• _Data section_
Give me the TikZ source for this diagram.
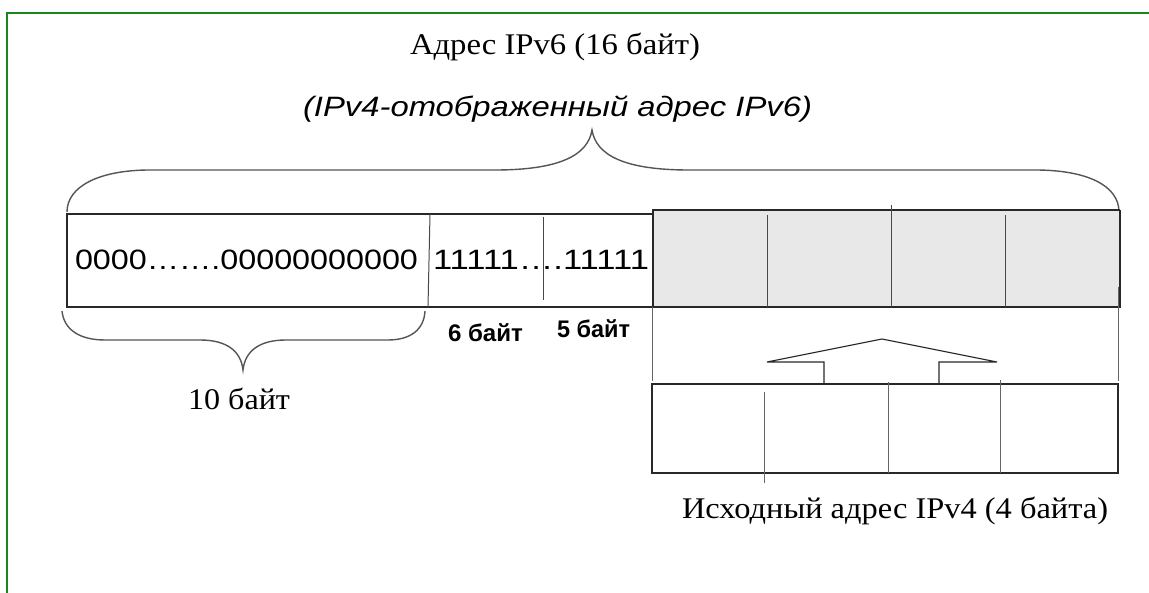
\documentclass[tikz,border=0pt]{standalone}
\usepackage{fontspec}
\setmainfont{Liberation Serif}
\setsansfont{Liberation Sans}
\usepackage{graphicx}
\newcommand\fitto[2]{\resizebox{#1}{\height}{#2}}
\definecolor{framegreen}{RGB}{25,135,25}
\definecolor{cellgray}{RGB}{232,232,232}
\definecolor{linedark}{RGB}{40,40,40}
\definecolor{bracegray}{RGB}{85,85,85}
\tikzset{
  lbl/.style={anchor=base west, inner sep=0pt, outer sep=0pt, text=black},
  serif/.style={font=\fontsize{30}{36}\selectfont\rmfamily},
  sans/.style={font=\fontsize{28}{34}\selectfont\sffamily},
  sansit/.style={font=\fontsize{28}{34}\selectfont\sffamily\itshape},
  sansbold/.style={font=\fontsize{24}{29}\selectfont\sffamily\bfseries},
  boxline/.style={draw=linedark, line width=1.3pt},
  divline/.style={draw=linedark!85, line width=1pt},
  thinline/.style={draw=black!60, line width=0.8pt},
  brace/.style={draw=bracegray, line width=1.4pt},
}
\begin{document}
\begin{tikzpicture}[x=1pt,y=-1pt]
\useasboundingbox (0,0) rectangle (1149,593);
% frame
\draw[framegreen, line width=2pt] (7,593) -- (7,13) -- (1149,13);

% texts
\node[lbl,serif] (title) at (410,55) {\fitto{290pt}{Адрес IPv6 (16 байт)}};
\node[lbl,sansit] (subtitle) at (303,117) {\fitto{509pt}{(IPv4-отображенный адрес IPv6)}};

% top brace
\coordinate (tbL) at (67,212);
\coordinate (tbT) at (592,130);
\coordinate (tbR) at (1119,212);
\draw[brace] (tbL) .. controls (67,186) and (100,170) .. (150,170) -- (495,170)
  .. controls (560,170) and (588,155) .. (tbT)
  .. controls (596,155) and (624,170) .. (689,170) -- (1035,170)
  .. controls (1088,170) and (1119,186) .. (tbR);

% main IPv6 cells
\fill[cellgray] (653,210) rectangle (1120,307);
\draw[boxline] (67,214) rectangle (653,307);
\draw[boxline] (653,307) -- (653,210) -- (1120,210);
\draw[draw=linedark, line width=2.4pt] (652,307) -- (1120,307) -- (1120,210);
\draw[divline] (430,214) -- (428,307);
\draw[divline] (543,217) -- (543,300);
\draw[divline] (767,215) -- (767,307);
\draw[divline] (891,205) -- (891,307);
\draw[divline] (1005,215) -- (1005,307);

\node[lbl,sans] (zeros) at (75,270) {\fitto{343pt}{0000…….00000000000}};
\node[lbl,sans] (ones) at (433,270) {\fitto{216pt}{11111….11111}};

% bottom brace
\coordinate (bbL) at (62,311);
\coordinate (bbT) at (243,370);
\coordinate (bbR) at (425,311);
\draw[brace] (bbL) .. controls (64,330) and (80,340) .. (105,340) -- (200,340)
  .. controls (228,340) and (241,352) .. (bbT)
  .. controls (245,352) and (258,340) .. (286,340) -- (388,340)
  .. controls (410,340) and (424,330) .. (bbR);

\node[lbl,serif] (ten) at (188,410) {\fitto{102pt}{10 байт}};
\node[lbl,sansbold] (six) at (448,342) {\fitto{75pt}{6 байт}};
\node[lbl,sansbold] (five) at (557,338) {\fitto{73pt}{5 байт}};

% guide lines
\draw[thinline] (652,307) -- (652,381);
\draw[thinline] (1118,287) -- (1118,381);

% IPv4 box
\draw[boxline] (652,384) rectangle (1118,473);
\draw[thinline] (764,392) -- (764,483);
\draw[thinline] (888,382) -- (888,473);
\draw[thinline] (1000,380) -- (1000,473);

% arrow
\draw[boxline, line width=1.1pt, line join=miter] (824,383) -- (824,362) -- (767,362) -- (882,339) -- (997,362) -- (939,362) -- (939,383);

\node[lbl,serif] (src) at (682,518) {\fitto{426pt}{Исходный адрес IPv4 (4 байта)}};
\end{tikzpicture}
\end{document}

• _Problem to work on_
Strip out the pictures and quote the remaining data word for word.

• _Solution to the problem_
Give me the TikZ source for this diagram.
\documentclass[tikz,border=0pt]{standalone}
\usepackage{fontspec}
\setmainfont{Liberation Serif}
\setsansfont{Liberation Sans}
\usepackage{graphicx}
\newcommand\fitto[2]{\resizebox{#1}{\height}{#2}}
\definecolor{framegreen}{RGB}{25,135,25}
\definecolor{cellgray}{RGB}{232,232,232}
\definecolor{linedark}{RGB}{40,40,40}
\definecolor{bracegray}{RGB}{85,85,85}
\tikzset{
  lbl/.style={anchor=base west, inner sep=0pt, outer sep=0pt, text=black},
  serif/.style={font=\fontsize{30}{36}\selectfont\rmfamily},
  sans/.style={font=\fontsize{28}{34}\selectfont\sffamily},
  sansit/.style={font=\fontsize{28}{34}\selectfont\sffamily\itshape},
  sansbold/.style={font=\fontsize{24}{29}\selectfont\sffamily\bfseries},
  boxline/.style={draw=linedark, line width=1.3pt},
  divline/.style={draw=linedark!85, line width=1pt},
  thinline/.style={draw=black!60, line width=0.8pt},
  brace/.style={draw=bracegray, line width=1.4pt},
}
\begin{document}
\begin{tikzpicture}[x=1pt,y=-1pt]
\useasboundingbox (0,0) rectangle (1149,593);
% frame
\draw[framegreen, line width=2pt] (7,593) -- (7,13) -- (1149,13);

% texts
\node[lbl,serif] (title) at (410,55) {\fitto{290pt}{Адрес IPv6 (16 байт)}};
\node[lbl,sansit] (subtitle) at (303,117) {\fitto{509pt}{(IPv4-отображенный адрес IPv6)}};

% top brace
\coordinate (tbL) at (67,212);
\coordinate (tbT) at (592,130);
\coordinate (tbR) at (1119,212);
\draw[brace] (tbL) .. controls (67,186) and (100,170) .. (150,170) -- (495,170)
  .. controls (560,170) and (588,155) .. (tbT)
  .. controls (596,155) and (624,170) .. (689,170) -- (1035,170)
  .. controls (1088,170) and (1119,186) .. (tbR);

% main IPv6 cells
\fill[cellgray] (653,210) rectangle (1120,307);
\draw[boxline] (67,214) rectangle (653,307);
\draw[boxline] (653,307) -- (653,210) -- (1120,210);
\draw[draw=linedark, line width=2.4pt] (652,307) -- (1120,307) -- (1120,210);
\draw[divline] (430,214) -- (428,307);
\draw[divline] (543,217) -- (543,300);
\draw[divline] (767,215) -- (767,307);
\draw[divline] (891,205) -- (891,307);
\draw[divline] (1005,215) -- (1005,307);

\node[lbl,sans] (zeros) at (75,270) {\fitto{343pt}{0000…….00000000000}};
\node[lbl,sans] (ones) at (433,270) {\fitto{216pt}{11111….11111}};

% bottom brace
\coordinate (bbL) at (62,311);
\coordinate (bbT) at (243,370);
\coordinate (bbR) at (425,311);
\draw[brace] (bbL) .. controls (64,330) and (80,340) .. (105,340) -- (200,340)
  .. controls (228,340) and (241,352) .. (bbT)
  .. controls (245,352) and (258,340) .. (286,340) -- (388,340)
  .. controls (410,340) and (424,330) .. (bbR);

\node[lbl,serif] (ten) at (188,410) {\fitto{102pt}{10 байт}};
\node[lbl,sansbold] (six) at (448,342) {\fitto{75pt}{6 байт}};
\node[lbl,sansbold] (five) at (557,338) {\fitto{73pt}{5 байт}};

% guide lines
\draw[thinline] (652,307) -- (652,381);
\draw[thinline] (1118,287) -- (1118,381);

% IPv4 box
\draw[boxline] (652,384) rectangle (1118,473);
\draw[thinline] (764,392) -- (764,483);
\draw[thinline] (888,382) -- (888,473);
\draw[thinline] (1000,380) -- (1000,473);

% arrow
\draw[boxline, line width=1.1pt, line join=miter] (824,383) -- (824,362) -- (767,362) -- (882,339) -- (997,362) -- (939,362) -- (939,383);

\node[lbl,serif] (src) at (682,518) {\fitto{426pt}{Исходный адрес IPv4 (4 байта)}};
\end{tikzpicture}
\end{document}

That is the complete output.